● Problem: Copy out every record below with complete accuracy.

● Data to use:
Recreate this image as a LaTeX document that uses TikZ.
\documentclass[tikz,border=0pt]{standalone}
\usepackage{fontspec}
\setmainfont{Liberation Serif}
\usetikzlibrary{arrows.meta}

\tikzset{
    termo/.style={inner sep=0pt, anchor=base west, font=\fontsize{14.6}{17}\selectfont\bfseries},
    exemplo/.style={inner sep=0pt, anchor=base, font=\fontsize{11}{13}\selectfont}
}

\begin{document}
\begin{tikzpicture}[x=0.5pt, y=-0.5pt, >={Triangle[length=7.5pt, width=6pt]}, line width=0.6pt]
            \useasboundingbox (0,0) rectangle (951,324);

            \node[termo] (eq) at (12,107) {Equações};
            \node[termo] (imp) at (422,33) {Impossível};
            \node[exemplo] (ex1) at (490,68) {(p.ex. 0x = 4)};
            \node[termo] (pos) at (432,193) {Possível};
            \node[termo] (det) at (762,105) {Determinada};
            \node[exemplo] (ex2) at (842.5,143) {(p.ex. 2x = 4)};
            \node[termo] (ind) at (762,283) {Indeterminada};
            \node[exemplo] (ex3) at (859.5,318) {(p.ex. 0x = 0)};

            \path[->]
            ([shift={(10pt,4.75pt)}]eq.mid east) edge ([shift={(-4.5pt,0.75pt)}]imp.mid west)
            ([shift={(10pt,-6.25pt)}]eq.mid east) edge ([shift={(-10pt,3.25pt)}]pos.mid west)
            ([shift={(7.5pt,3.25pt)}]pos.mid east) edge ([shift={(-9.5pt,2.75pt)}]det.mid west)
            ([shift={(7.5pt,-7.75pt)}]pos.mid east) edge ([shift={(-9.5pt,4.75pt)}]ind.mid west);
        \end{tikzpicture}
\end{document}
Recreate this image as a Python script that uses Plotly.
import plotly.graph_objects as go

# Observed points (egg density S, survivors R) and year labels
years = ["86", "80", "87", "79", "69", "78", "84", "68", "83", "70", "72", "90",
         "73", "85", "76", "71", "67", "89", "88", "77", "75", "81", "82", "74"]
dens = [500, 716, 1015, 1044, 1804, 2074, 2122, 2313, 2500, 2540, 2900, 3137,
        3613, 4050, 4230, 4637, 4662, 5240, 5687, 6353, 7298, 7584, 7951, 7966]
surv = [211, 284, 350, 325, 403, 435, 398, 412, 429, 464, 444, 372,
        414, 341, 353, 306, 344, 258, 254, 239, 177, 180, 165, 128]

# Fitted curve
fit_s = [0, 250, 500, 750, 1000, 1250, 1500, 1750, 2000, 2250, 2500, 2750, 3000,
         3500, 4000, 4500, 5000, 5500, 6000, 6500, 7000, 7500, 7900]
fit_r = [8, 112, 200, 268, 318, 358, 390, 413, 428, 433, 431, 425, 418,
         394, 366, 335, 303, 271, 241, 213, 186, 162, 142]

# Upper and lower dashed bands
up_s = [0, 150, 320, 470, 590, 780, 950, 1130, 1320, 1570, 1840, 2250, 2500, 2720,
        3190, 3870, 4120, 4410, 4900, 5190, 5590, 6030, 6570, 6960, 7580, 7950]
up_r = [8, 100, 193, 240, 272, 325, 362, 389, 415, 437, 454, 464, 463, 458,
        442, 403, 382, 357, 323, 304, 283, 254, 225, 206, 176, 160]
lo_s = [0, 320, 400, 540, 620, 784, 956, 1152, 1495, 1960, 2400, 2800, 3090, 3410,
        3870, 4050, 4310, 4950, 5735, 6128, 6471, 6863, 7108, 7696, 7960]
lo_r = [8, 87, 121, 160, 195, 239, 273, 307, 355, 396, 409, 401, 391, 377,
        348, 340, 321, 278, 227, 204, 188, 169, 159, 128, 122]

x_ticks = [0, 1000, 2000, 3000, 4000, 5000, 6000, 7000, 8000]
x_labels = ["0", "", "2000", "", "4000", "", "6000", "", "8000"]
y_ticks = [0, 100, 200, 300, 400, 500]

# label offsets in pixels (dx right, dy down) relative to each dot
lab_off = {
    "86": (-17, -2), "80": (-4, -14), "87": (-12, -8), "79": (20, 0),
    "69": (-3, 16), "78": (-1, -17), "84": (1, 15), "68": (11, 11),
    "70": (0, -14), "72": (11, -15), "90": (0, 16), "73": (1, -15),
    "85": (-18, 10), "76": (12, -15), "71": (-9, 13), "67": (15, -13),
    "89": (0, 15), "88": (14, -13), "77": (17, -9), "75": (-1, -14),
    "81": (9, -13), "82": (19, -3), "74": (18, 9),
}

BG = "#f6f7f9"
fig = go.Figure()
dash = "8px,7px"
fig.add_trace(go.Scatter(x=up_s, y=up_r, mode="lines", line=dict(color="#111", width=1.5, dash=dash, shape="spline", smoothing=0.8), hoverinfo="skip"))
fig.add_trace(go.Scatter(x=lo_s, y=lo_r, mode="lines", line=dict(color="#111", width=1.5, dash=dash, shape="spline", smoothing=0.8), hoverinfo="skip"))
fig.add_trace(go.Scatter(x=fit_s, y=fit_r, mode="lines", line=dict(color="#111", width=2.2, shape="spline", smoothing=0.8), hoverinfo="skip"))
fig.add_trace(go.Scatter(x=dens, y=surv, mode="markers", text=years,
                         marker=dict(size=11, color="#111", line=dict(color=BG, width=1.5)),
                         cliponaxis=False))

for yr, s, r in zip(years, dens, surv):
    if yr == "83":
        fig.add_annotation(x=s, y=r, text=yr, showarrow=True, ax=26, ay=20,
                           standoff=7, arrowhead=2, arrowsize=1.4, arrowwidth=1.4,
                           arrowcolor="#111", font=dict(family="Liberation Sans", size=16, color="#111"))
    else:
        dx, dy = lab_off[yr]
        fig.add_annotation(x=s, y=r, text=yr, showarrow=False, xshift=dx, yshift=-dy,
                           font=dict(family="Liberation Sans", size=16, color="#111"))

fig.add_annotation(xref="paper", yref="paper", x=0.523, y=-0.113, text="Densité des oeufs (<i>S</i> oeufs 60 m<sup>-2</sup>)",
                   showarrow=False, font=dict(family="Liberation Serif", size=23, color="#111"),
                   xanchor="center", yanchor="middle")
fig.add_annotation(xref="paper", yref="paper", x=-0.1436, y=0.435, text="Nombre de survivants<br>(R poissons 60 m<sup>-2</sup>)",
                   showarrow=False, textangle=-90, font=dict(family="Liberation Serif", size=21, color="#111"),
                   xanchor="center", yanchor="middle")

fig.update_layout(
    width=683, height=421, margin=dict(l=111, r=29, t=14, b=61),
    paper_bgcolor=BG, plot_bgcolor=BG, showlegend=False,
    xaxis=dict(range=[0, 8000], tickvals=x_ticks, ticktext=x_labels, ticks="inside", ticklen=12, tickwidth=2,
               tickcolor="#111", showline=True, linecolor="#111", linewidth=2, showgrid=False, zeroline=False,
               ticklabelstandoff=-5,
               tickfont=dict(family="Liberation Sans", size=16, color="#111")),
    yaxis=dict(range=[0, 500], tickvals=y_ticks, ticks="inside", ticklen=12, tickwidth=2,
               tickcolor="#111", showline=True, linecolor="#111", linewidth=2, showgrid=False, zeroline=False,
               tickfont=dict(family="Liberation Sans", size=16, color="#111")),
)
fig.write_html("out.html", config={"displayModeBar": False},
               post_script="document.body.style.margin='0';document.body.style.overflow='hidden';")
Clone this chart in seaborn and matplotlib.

● Result of the exercise:
Recreate this image as a LaTeX document that uses TikZ.
\documentclass[tikz,border=0pt]{standalone}
\usepackage{fontspec}
\setmainfont{Liberation Serif}
\usetikzlibrary{arrows.meta}

\tikzset{
    termo/.style={inner sep=0pt, anchor=base west, font=\fontsize{14.6}{17}\selectfont\bfseries},
    exemplo/.style={inner sep=0pt, anchor=base, font=\fontsize{11}{13}\selectfont}
}

\begin{document}
\begin{tikzpicture}[x=0.5pt, y=-0.5pt, >={Triangle[length=7.5pt, width=6pt]}, line width=0.6pt]
            \useasboundingbox (0,0) rectangle (951,324);

            \node[termo] (eq) at (12,107) {Equações};
            \node[termo] (imp) at (422,33) {Impossível};
            \node[exemplo] (ex1) at (490,68) {(p.ex. 0x = 4)};
            \node[termo] (pos) at (432,193) {Possível};
            \node[termo] (det) at (762,105) {Determinada};
            \node[exemplo] (ex2) at (842.5,143) {(p.ex. 2x = 4)};
            \node[termo] (ind) at (762,283) {Indeterminada};
            \node[exemplo] (ex3) at (859.5,318) {(p.ex. 0x = 0)};

            \path[->]
            ([shift={(10pt,4.75pt)}]eq.mid east) edge ([shift={(-4.5pt,0.75pt)}]imp.mid west)
            ([shift={(10pt,-6.25pt)}]eq.mid east) edge ([shift={(-10pt,3.25pt)}]pos.mid west)
            ([shift={(7.5pt,3.25pt)}]pos.mid east) edge ([shift={(-9.5pt,2.75pt)}]det.mid west)
            ([shift={(7.5pt,-7.75pt)}]pos.mid east) edge ([shift={(-9.5pt,4.75pt)}]ind.mid west);
        \end{tikzpicture}
\end{document}
Recreate this image as a Python script that uses Plotly.
import plotly.graph_objects as go

# Observed points (egg density S, survivors R) and year labels
years = ["86", "80", "87", "79", "69", "78", "84", "68", "83", "70", "72", "90",
         "73", "85", "76", "71", "67", "89", "88", "77", "75", "81", "82", "74"]
dens = [500, 716, 1015, 1044, 1804, 2074, 2122, 2313, 2500, 2540, 2900, 3137,
        3613, 4050, 4230, 4637, 4662, 5240, 5687, 6353, 7298, 7584, 7951, 7966]
surv = [211, 284, 350, 325, 403, 435, 398, 412, 429, 464, 444, 372,
        414, 341, 353, 306, 344, 258, 254, 239, 177, 180, 165, 128]

# Fitted curve
fit_s = [0, 250, 500, 750, 1000, 1250, 1500, 1750, 2000, 2250, 2500, 2750, 3000,
         3500, 4000, 4500, 5000, 5500, 6000, 6500, 7000, 7500, 7900]
fit_r = [8, 112, 200, 268, 318, 358, 390, 413, 428, 433, 431, 425, 418,
         394, 366, 335, 303, 271, 241, 213, 186, 162, 142]

# Upper and lower dashed bands
up_s = [0, 150, 320, 470, 590, 780, 950, 1130, 1320, 1570, 1840, 2250, 2500, 2720,
        3190, 3870, 4120, 4410, 4900, 5190, 5590, 6030, 6570, 6960, 7580, 7950]
up_r = [8, 100, 193, 240, 272, 325, 362, 389, 415, 437, 454, 464, 463, 458,
        442, 403, 382, 357, 323, 304, 283, 254, 225, 206, 176, 160]
lo_s = [0, 320, 400, 540, 620, 784, 956, 1152, 1495, 1960, 2400, 2800, 3090, 3410,
        3870, 4050, 4310, 4950, 5735, 6128, 6471, 6863, 7108, 7696, 7960]
lo_r = [8, 87, 121, 160, 195, 239, 273, 307, 355, 396, 409, 401, 391, 377,
        348, 340, 321, 278, 227, 204, 188, 169, 159, 128, 122]

x_ticks = [0, 1000, 2000, 3000, 4000, 5000, 6000, 7000, 8000]
x_labels = ["0", "", "2000", "", "4000", "", "6000", "", "8000"]
y_ticks = [0, 100, 200, 300, 400, 500]

# label offsets in pixels (dx right, dy down) relative to each dot
lab_off = {
    "86": (-17, -2), "80": (-4, -14), "87": (-12, -8), "79": (20, 0),
    "69": (-3, 16), "78": (-1, -17), "84": (1, 15), "68": (11, 11),
    "70": (0, -14), "72": (11, -15), "90": (0, 16), "73": (1, -15),
    "85": (-18, 10), "76": (12, -15), "71": (-9, 13), "67": (15, -13),
    "89": (0, 15), "88": (14, -13), "77": (17, -9), "75": (-1, -14),
    "81": (9, -13), "82": (19, -3), "74": (18, 9),
}

BG = "#f6f7f9"
fig = go.Figure()
dash = "8px,7px"
fig.add_trace(go.Scatter(x=up_s, y=up_r, mode="lines", line=dict(color="#111", width=1.5, dash=dash, shape="spline", smoothing=0.8), hoverinfo="skip"))
fig.add_trace(go.Scatter(x=lo_s, y=lo_r, mode="lines", line=dict(color="#111", width=1.5, dash=dash, shape="spline", smoothing=0.8), hoverinfo="skip"))
fig.add_trace(go.Scatter(x=fit_s, y=fit_r, mode="lines", line=dict(color="#111", width=2.2, shape="spline", smoothing=0.8), hoverinfo="skip"))
fig.add_trace(go.Scatter(x=dens, y=surv, mode="markers", text=years,
                         marker=dict(size=11, color="#111", line=dict(color=BG, width=1.5)),
                         cliponaxis=False))

for yr, s, r in zip(years, dens, surv):
    if yr == "83":
        fig.add_annotation(x=s, y=r, text=yr, showarrow=True, ax=26, ay=20,
                           standoff=7, arrowhead=2, arrowsize=1.4, arrowwidth=1.4,
                           arrowcolor="#111", font=dict(family="Liberation Sans", size=16, color="#111"))
    else:
        dx, dy = lab_off[yr]
        fig.add_annotation(x=s, y=r, text=yr, showarrow=False, xshift=dx, yshift=-dy,
                           font=dict(family="Liberation Sans", size=16, color="#111"))

fig.add_annotation(xref="paper", yref="paper", x=0.523, y=-0.113, text="Densité des oeufs (<i>S</i> oeufs 60 m<sup>-2</sup>)",
                   showarrow=False, font=dict(family="Liberation Serif", size=23, color="#111"),
                   xanchor="center", yanchor="middle")
fig.add_annotation(xref="paper", yref="paper", x=-0.1436, y=0.435, text="Nombre de survivants<br>(R poissons 60 m<sup>-2</sup>)",
                   showarrow=False, textangle=-90, font=dict(family="Liberation Serif", size=21, color="#111"),
                   xanchor="center", yanchor="middle")

fig.update_layout(
    width=683, height=421, margin=dict(l=111, r=29, t=14, b=61),
    paper_bgcolor=BG, plot_bgcolor=BG, showlegend=False,
    xaxis=dict(range=[0, 8000], tickvals=x_ticks, ticktext=x_labels, ticks="inside", ticklen=12, tickwidth=2,
               tickcolor="#111", showline=True, linecolor="#111", linewidth=2, showgrid=False, zeroline=False,
               ticklabelstandoff=-5,
               tickfont=dict(family="Liberation Sans", size=16, color="#111")),
    yaxis=dict(range=[0, 500], tickvals=y_ticks, ticks="inside", ticklen=12, tickwidth=2,
               tickcolor="#111", showline=True, linecolor="#111", linewidth=2, showgrid=False, zeroline=False,
               tickfont=dict(family="Liberation Sans", size=16, color="#111")),
)
fig.write_html("out.html", config={"displayModeBar": False},
               post_script="document.body.style.margin='0';document.body.style.overflow='hidden';")
Clone this chart in seaborn and matplotlib.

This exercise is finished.